> INSTRUCTIONS TO FOLLOW
In the entries below, find the line containing "Write the TikZ code for this diagram." and the line containing "(info) at (315,106)". Copy those two lines and everything between them exactly, without the pictures.

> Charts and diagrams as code

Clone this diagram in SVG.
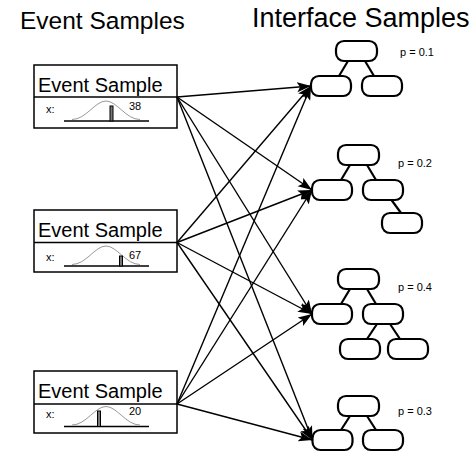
<svg xmlns="http://www.w3.org/2000/svg" width="475" height="453" viewBox="0 0 475 453">
<style>
  .title { font-family: "Liberation Sans", Arial, sans-serif; fill: #000; }
  .box { fill: #fff; stroke: #000; stroke-width: 1.5; }
  .lbl { font-family: "Liberation Sans", Arial, sans-serif; font-size: 20px; fill: #000; }
  .small { font-family: "Liberation Sans", Arial, sans-serif; font-size: 11px; fill: #000; }
  .base { stroke: #000; stroke-width: 1.5; fill: none; }
  .curve { stroke: #999; stroke-width: 1; fill: none; }
  .bar { fill: #777; stroke: #000; stroke-width: 1; }
  .tn { fill: #fff; stroke: #000; stroke-width: 2.2; }
  .te { stroke: #000; stroke-width: 2.2; fill: none; }
  .conn { stroke: #000; stroke-width: 1.4; fill: none; marker-end: url(#arr); }
</style>
<defs>
  <marker id="arr" markerUnits="userSpaceOnUse" markerWidth="16" markerHeight="12" refX="14" refY="5" orient="auto">
    <path d="M0,0 L14,5 L0,10 L3,5 z" fill="#000"/>
  </marker>
</defs>
<rect width="475" height="453" fill="#fff"/>
<text class="title" x="20" y="29" font-size="24.5">Event Samples</text>
<text class="title" x="252" y="27" font-size="27">Interface Samples</text>

<g id="event1">
  <rect class="box" x="34" y="65" width="143" height="63"/>
  <line class="base" x1="34" y1="97" x2="177" y2="97"/>
  <text class="lbl" x="38" y="92">Event Sample</text>
  <text class="small" x="46" y="113">x:</text>
  <line class="base" x1="64" y1="121" x2="149" y2="121"/>
  <path class="curve" d="M72,119.5 C86,119.5 95,101 106,101 C117,101 126,119.5 140,119.5"/>
  <rect class="bar" x="110" y="106" width="3" height="15"/>
  <text class="small" x="129" y="110">38</text>
</g>

<g id="event2">
  <rect class="box" x="34" y="210" width="143" height="62"/>
  <line class="base" x1="34" y1="242.5" x2="177" y2="242.5"/>
  <text class="lbl" x="38" y="237">Event Sample</text>
  <text class="small" x="46" y="261">x:</text>
  <line class="base" x1="64" y1="266" x2="149" y2="266"/>
  <path class="curve" d="M72,264.5 C86,264.5 95,246 106,246 C117,246 126,264.5 140,264.5"/>
  <rect class="bar" x="119.5" y="256" width="3" height="10"/>
  <text class="small" x="129" y="259">67</text>
</g>

<g id="event3">
  <rect class="box" x="34" y="371" width="143" height="62"/>
  <line class="base" x1="34" y1="404" x2="177" y2="404"/>
  <text class="lbl" x="38" y="398">Event Sample</text>
  <text class="small" x="46" y="418">x:</text>
  <line class="base" x1="64" y1="426.5" x2="149" y2="426.5"/>
  <path class="curve" d="M72,425 C86,425 95,406.5 106,406.5 C117,406.5 126,425 140,425"/>
  <rect class="bar" x="97.5" y="411" width="3" height="15.5"/>
  <text class="small" x="129" y="415">20</text>
</g>

<g id="tree1">
  <line class="te" x1="348" y1="61" x2="339" y2="76"/>
  <line class="te" x1="365" y1="61" x2="374" y2="76"/>
  <rect class="tn" x="336" y="41" width="41" height="20" rx="8"/>
  <rect class="tn" x="311" y="76" width="40" height="20" rx="8"/>
  <rect class="tn" x="362" y="76" width="40" height="20" rx="8"/>
  <text class="small" x="400" y="56" font-size="10.5">p = 0.1</text>
</g>

<g id="tree2">
  <line class="te" x1="350" y1="165" x2="341" y2="180"/>
  <line class="te" x1="367" y1="165" x2="376" y2="180"/>
  <line class="te" x1="391.5" y1="200" x2="401" y2="213"/>
  <rect class="tn" x="338" y="145" width="41" height="20" rx="8"/>
  <rect class="tn" x="312" y="180" width="40" height="20" rx="8"/>
  <rect class="tn" x="363" y="180" width="40" height="20" rx="8"/>
  <rect class="tn" x="382" y="213" width="40" height="20" rx="8"/>
  <text class="small" x="398" y="167" font-size="10.5">p = 0.2</text>
</g>

<g id="tree3">
  <line class="te" x1="350" y1="289" x2="341" y2="304"/>
  <line class="te" x1="367" y1="289" x2="376" y2="304"/>
  <line class="te" x1="377" y1="324" x2="367" y2="339"/>
  <line class="te" x1="390" y1="324" x2="400" y2="339"/>
  <rect class="tn" x="338" y="269" width="41" height="20" rx="8"/>
  <rect class="tn" x="312" y="304" width="40" height="20" rx="8"/>
  <rect class="tn" x="363" y="304" width="40" height="20" rx="8"/>
  <rect class="tn" x="340" y="339" width="40" height="20" rx="8"/>
  <rect class="tn" x="388" y="339" width="40" height="20" rx="8"/>
  <text class="small" x="398" y="291" font-size="10.5">p = 0.4</text>
</g>

<g id="tree4">
  <line class="te" x1="350" y1="416" x2="341" y2="430"/>
  <line class="te" x1="367" y1="416" x2="376" y2="430"/>
  <rect class="tn" x="338" y="396" width="41" height="20" rx="8"/>
  <rect class="tn" x="312.5" y="430" width="40" height="20" rx="8"/>
  <rect class="tn" x="363" y="430" width="40" height="20" rx="8"/>
  <text class="small" x="398" y="415" font-size="10.5">p = 0.3</text>
</g>

<g id="connectors">
  <line class="conn" x1="177" y1="97" x2="311" y2="86"/>
  <line class="conn" x1="177" y1="97" x2="312" y2="190"/>
  <line class="conn" x1="177" y1="97" x2="312" y2="314"/>
  <line class="conn" x1="177" y1="97" x2="312.5" y2="440"/>
  <line class="conn" x1="177" y1="242.5" x2="311" y2="86"/>
  <line class="conn" x1="177" y1="242.5" x2="312" y2="190"/>
  <line class="conn" x1="177" y1="242.5" x2="312" y2="314"/>
  <line class="conn" x1="177" y1="242.5" x2="312.5" y2="440"/>
  <line class="conn" x1="177" y1="404" x2="311" y2="86"/>
  <line class="conn" x1="177" y1="404" x2="312" y2="190"/>
  <line class="conn" x1="177" y1="404" x2="312" y2="314"/>
  <line class="conn" x1="177" y1="404" x2="312.5" y2="440"/>
</g>
</svg>
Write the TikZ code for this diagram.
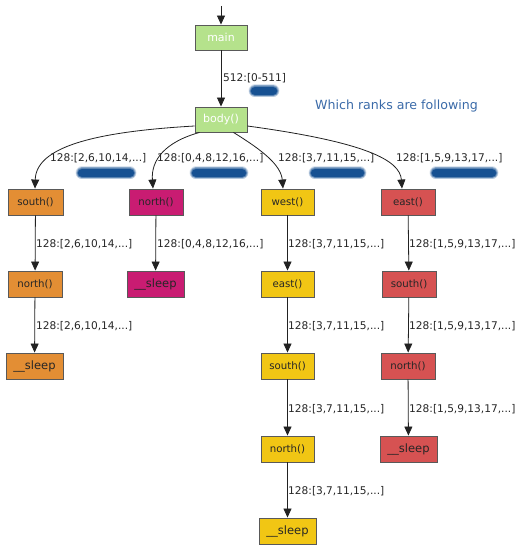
\documentclass[tikz,border=0pt]{standalone}
\usepackage{fontspec}
\setmainfont{DejaVu Sans}
\usetikzlibrary{arrows.meta}
\definecolor{cgreen}{HTML}{B5E28C}
\definecolor{corange}{HTML}{E38E34}
\definecolor{cmag}{HTML}{C91C72}
\definecolor{cyellow}{HTML}{F1C614}
\definecolor{cred}{HTML}{D65252}
\definecolor{cblob}{HTML}{175192}
\definecolor{ctext}{HTML}{3A6AA8}
\definecolor{cedge}{HTML}{222222}
\tikzset{
  fn/.style={draw=black!65, line width=0.9pt, minimum width=54pt, minimum height=26pt, inner sep=2pt, font=\fontsize{10.2}{12}\selectfont, text=black!85},
  fnsleep/.style={fn, minimum width=57pt, font=\fontsize{11.5}{13}\selectfont},
  fgreen/.style={fn, fill=cgreen, minimum width=52pt, minimum height=25pt, text=white, font=\fontsize{11}{13}\selectfont},
  forange/.style={fill=corange},
  fmag/.style={fill=cmag},
  fyel/.style={fill=cyellow},
  fred/.style={fill=cred},
  edge/.style={draw=cedge, line width=0.8pt, -{Triangle[width=8pt,length=9pt]}},
  lab/.style={anchor=west, inner sep=0pt, font=\fontsize{10.6}{12}\selectfont, text=black!85},
  blob/.style={line cap=round, draw=cblob}
}
\begin{document}
\begin{tikzpicture}[x=1pt,y=-1pt]
\useasboundingbox (0,0) rectangle (516,545);
% blurred blobs
\foreach \a/\b/\yy in {255/273/91, 82/130/173, 196/242/173, 315/360/173, 436/492/173}{
  \draw[blob, line width=13pt, draw opacity=0.15] (\a,\yy) -- (\b,\yy);
  \draw[blob, line width=12pt, draw opacity=0.2] (\a,\yy) -- (\b,\yy);
  \draw[blob, line width=11pt, draw opacity=0.3] (\a,\yy) -- (\b,\yy);
  \draw[blob, line width=10pt, draw opacity=0.4] (\a,\yy) -- (\b,\yy);
  \draw[blob, line width=8.5pt] (\a,\yy) -- (\b,\yy);
}
\node[text=ctext, anchor=west, inner sep=0pt, font=\fontsize{12.6}{14}\selectfont] (info) at (315,106) {Which ranks are following};

\coordinate (top) at (221,6);
\node[fgreen] (main) at (221,37.5) {main};
\node[fgreen] (body) at (221,119.5) {body()};

\node[fn, forange, minimum width=55pt] (o1) at (35.5,202) {south()};
\node[fn, forange] (o2) at (35,284) {north()};
\node[fnsleep, forange] (o3) at (34.5,366) {\_\_sleep};

\node[fn, fmag] (m1) at (156,202) {north()};
\node[fnsleep, fmag] (m2) at (155.5,284) {\_\_sleep};

\node[fn, fyel, minimum width=53pt] (y1) at (287.5,202) {west()};
\node[fn, fyel, minimum width=53pt] (y2) at (287.5,284) {east()};
\node[fn, fyel, minimum width=53pt] (y3) at (287.5,366) {south()};
\node[fn, fyel, minimum width=53pt] (y4) at (287.5,449) {north()};
\node[fnsleep, fyel] (y5) at (287.5,531) {\_\_sleep};

\node[fn, fred] (r1) at (408,202) {east()};
\node[fn, fred] (r2) at (409,284) {south()};
\node[fn, fred] (r3) at (408,366) {north()};
\node[fnsleep, fred] (r4) at (408.5,449) {\_\_sleep};

% edges
\draw[edge] (top) -- (main);
\draw[edge] (main) -- (body);
\node[lab] (l0) at (223,78) {512:[0-511]};

\draw[edge] (body.west |- 0,126) .. controls (90,132) and (36,148) .. (o1.north -| 35,0);
\draw[edge] (body.south west) ++(5,0) .. controls (165,142) and (151,160) .. (m1.north -| 153,0);
\draw[edge] (body.south east) ++(-14,0) .. controls (262,150) and (281,165) .. (y1.north -| 283,0);
\draw[edge] (body.east |- 0,126) .. controls (365,142) and (400,160) .. (r1.north -| 402,0);

\node[lab] (l1) at (50,158) {128:[2,6,10,14,...]};
\node[lab] (l2) at (157,158) {128:[0,4,8,12,16,...]};
\node[lab] (l3) at (278,158) {128:[3,7,11,15,...]};
\node[lab] (l4) at (396,158) {128:[1,5,9,13,17,...]};

\draw[edge] (o1) -- (o2);
\draw[edge] (o2) -- (o3);
\draw[edge] (m1) -- (m2);
\draw[edge] (y1) -- (y2);
\draw[edge] (y2) -- (y3);
\draw[edge] (y3) -- (y4);
\draw[edge] (y4) -- (y5);
\draw[edge] (r1) -- (r2);
\draw[edge] (r2) -- (r3);
\draw[edge] (r3) -- (r4);

\node[lab] at (36,244) {128:[2,6,10,14,...]};
\node[lab] at (36,326) {128:[2,6,10,14,...]};
\node[lab] at (157,244) {128:[0,4,8,12,16,...]};
\node[lab] at (288,244) {128:[3,7,11,15,...]};
\node[lab] at (288,326) {128:[3,7,11,15,...]};
\node[lab] at (288,409) {128:[3,7,11,15,...]};
\node[lab] at (288,491) {128:[3,7,11,15,...]};
\node[lab] at (409,244) {128:[1,5,9,13,17,...]};
\node[lab] at (409,326) {128:[1,5,9,13,17,...]};
\node[lab] at (409,409) {128:[1,5,9,13,17,...]};
\end{tikzpicture}
\end{document}
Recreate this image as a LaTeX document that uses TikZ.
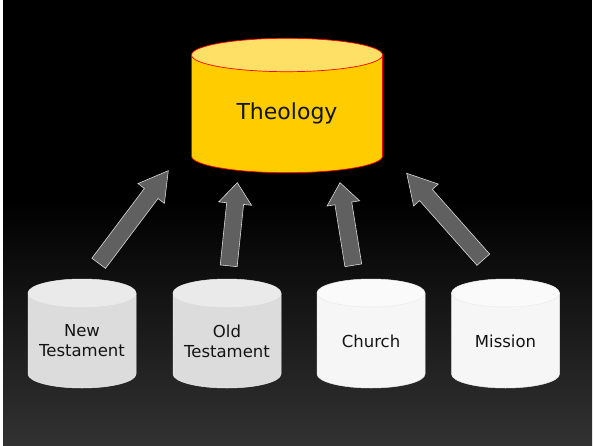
\documentclass[tikz,border=0pt]{standalone}
\usepackage{fontspec}
\setmainfont{DejaVu Sans}
\usepackage{tikz}
\usetikzlibrary{calc}

\definecolor{bgbot}{HTML}{323232}
\definecolor{theofill}{HTML}{FFCC00}
\definecolor{theolid}{HTML}{FFE066}
\definecolor{cylgrey}{HTML}{DCDCDC}
\definecolor{lidgrey}{HTML}{EAEAEA}
\definecolor{cylwhite}{HTML}{F6F6F6}
\definecolor{lidwhite}{HTML}{FAFAFA}
\definecolor{arrowgrey}{HTML}{606060}

% block arrow: [head length]{tail}{tip}
\newcommand\blockarrow[3][21]{%
  \coordinate (hb) at ($(#3)!#1pt!(#2)$);
  \draw[uparrow] ($(#2)!8.5pt!90:(#3)$) -- ($(hb)!8.5pt!90:(#3)$) -- ($(hb)!16.5pt!90:(#3)$) -- (#3)
    -- ($(hb)!16.5pt!-90:(#3)$) -- ($(hb)!8.5pt!-90:(#3)$) -- ($(#2)!8.5pt!-90:(#3)$) -- cycle;}

\begin{document}
\begin{tikzpicture}[x=1pt, y=-1pt,
   uparrow/.style={fill=arrowgrey, draw=white!85!black, line width=0.6pt, line join=miter},
   smallcyl/.style={draw=white!92!black, line width=0.5pt},
   cyltext/.style={align=center, text=black!92, font=\fontsize{16.5}{20}\selectfont}]
   \useasboundingbox (0,0) rectangle (593,446);
   \fill[white] (0,0) rectangle (593,446);
   \fill[black] (3,0) rectangle (592,201);
   \shade[top color=black, bottom color=bgbot] (3,200) rectangle (592,446);
   % top store
   \draw[red, line width=0.7pt, fill=theofill] (191.5,55) -- (191.5,156) arc[start angle=180, end angle=0, x radius=95.5, y radius=16.7] -- (382.5,55) -- cycle;
   \draw[red, line width=0.7pt, fill=theolid] (287,55) ellipse [x radius=95.5, y radius=16.7];
   \node[text=black!92, font=\fontsize{22}{26}\selectfont] (theology) at (287,113) {Theology};
   % sources
   \foreach \x/\name/\txt/\body/\lid in {82/newt/{New\\Testament}/cylgrey/lidgrey, 227/oldt/{Old\\Testament}/cylgrey/lidgrey, 371/church/{Church}/cylwhite/lidwhite, 505.5/mission/{Mission}/cylwhite/lidwhite} {
       \draw[smallcyl, fill=\body] (\x-54,293) -- (\x-54,374) arc[start angle=180, end angle=0, x radius=54, y radius=14] -- (\x+54,293) -- cycle;
       \draw[smallcyl, fill=\lid] (\x,293) ellipse [x radius=54, y radius=14];
       \node[cyltext] (\name) at (\x,341) {\txt};
   }
   % arrows
   \coordinate (newt-tail) at (98.7,263.3);
   \coordinate (newt-tip) at (168.3,170.7);
   \coordinate (oldt-tail) at (228.7,265.8);
   \coordinate (oldt-tip) at (237.3,182.7);
   \coordinate (church-tail) at (353.3,265.3);
   \coordinate (church-tip) at (340,182.7);
   \coordinate (mission-tail) at (483.3,259.7);
   \coordinate (mission-tip) at (406.7,173.3);
   \blockarrow[28.5]{newt-tail}{newt-tip}
   \blockarrow{oldt-tail}{oldt-tip}
   \blockarrow{church-tail}{church-tip}
   \blockarrow[29]{mission-tail}{mission-tip}
\end{tikzpicture}
\end{document}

> SOLUTION FOR THIS PROBLEM
Write the TikZ code for this diagram.
\documentclass[tikz,border=0pt]{standalone}
\usepackage{fontspec}
\setmainfont{DejaVu Sans}
\usetikzlibrary{arrows.meta}
\definecolor{cgreen}{HTML}{B5E28C}
\definecolor{corange}{HTML}{E38E34}
\definecolor{cmag}{HTML}{C91C72}
\definecolor{cyellow}{HTML}{F1C614}
\definecolor{cred}{HTML}{D65252}
\definecolor{cblob}{HTML}{175192}
\definecolor{ctext}{HTML}{3A6AA8}
\definecolor{cedge}{HTML}{222222}
\tikzset{
  fn/.style={draw=black!65, line width=0.9pt, minimum width=54pt, minimum height=26pt, inner sep=2pt, font=\fontsize{10.2}{12}\selectfont, text=black!85},
  fnsleep/.style={fn, minimum width=57pt, font=\fontsize{11.5}{13}\selectfont},
  fgreen/.style={fn, fill=cgreen, minimum width=52pt, minimum height=25pt, text=white, font=\fontsize{11}{13}\selectfont},
  forange/.style={fill=corange},
  fmag/.style={fill=cmag},
  fyel/.style={fill=cyellow},
  fred/.style={fill=cred},
  edge/.style={draw=cedge, line width=0.8pt, -{Triangle[width=8pt,length=9pt]}},
  lab/.style={anchor=west, inner sep=0pt, font=\fontsize{10.6}{12}\selectfont, text=black!85},
  blob/.style={line cap=round, draw=cblob}
}
\begin{document}
\begin{tikzpicture}[x=1pt,y=-1pt]
\useasboundingbox (0,0) rectangle (516,545);
% blurred blobs
\foreach \a/\b/\yy in {255/273/91, 82/130/173, 196/242/173, 315/360/173, 436/492/173}{
  \draw[blob, line width=13pt, draw opacity=0.15] (\a,\yy) -- (\b,\yy);
  \draw[blob, line width=12pt, draw opacity=0.2] (\a,\yy) -- (\b,\yy);
  \draw[blob, line width=11pt, draw opacity=0.3] (\a,\yy) -- (\b,\yy);
  \draw[blob, line width=10pt, draw opacity=0.4] (\a,\yy) -- (\b,\yy);
  \draw[blob, line width=8.5pt] (\a,\yy) -- (\b,\yy);
}
\node[text=ctext, anchor=west, inner sep=0pt, font=\fontsize{12.6}{14}\selectfont] (info) at (315,106) {Which ranks are following};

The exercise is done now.